On these nights I crave the warmth of human companionship even when it is the manufactured kind that exists in online chat boxes or text messages. But something in me usually pulls away from reaching out and asking people for what I need or from responding to people reaching out to me.

Instead, I take my cigarettes and a lighter, go up to my building’s rooftop, and stay there for awhile. I look at the streets below, washed in yellow from the night lights that serve to guide tired people coming home from work, or those stumbling home drunk, or those conversing with their lovers or friends under the sepia glow. I look past these people towards the flickering blue windows of homes and at the flashing lights of cars driving past. I think to myself, “There’s so many of us here. How many are truly happy? How many are lonely?”

This kind of loneliness doesn’t hurt. Maybe it doesn’t, because in the same way that something you see or hear constantly tends to fade into the background even as it still exists, so too does this loneliness. When something has become familiar, its existence is inevitably relegated to a small drawer in your mind. It’s there, but sometimes it feels like it’s not. But it is ever present and you know it.

Maybe to be human is to ultimately be lonely, and in the face of constant pressure to connect with other people, maybe that’s a good thing. Perhaps this unnamable loneliness signals a need to return to our core, gently forcing us to try and find peace even when alone. Maybe it’s a reminder to keep grappling with what’s good and bad inside of us until we learn to live in harmony with them, and this can be done only when no one’s around. Maybe this unnamable loneliness is a way to return to balance, to recoup the energy we expend just living and being with other people. It might be a path to being more comfortable in our skins and at ease in our own company.

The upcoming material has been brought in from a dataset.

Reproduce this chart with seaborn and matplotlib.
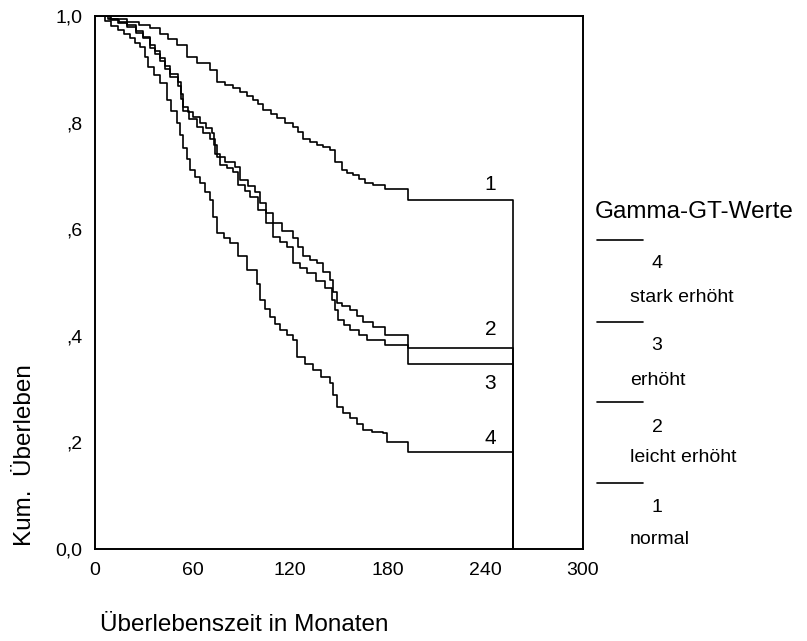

Maybe it doesn’t actually insulate us from light and touch and good thoughts, but is giving us intimate space to sit with them quietly and know them deeper. There is a loneliness in the center of me that I cannot name and perhaps will never be able to. The best way to deal with it might be to embrace it and stop trying to find a cure and finally accept it as a part of the human experience: not an inherently negative thing, but necessary, natural, and organic.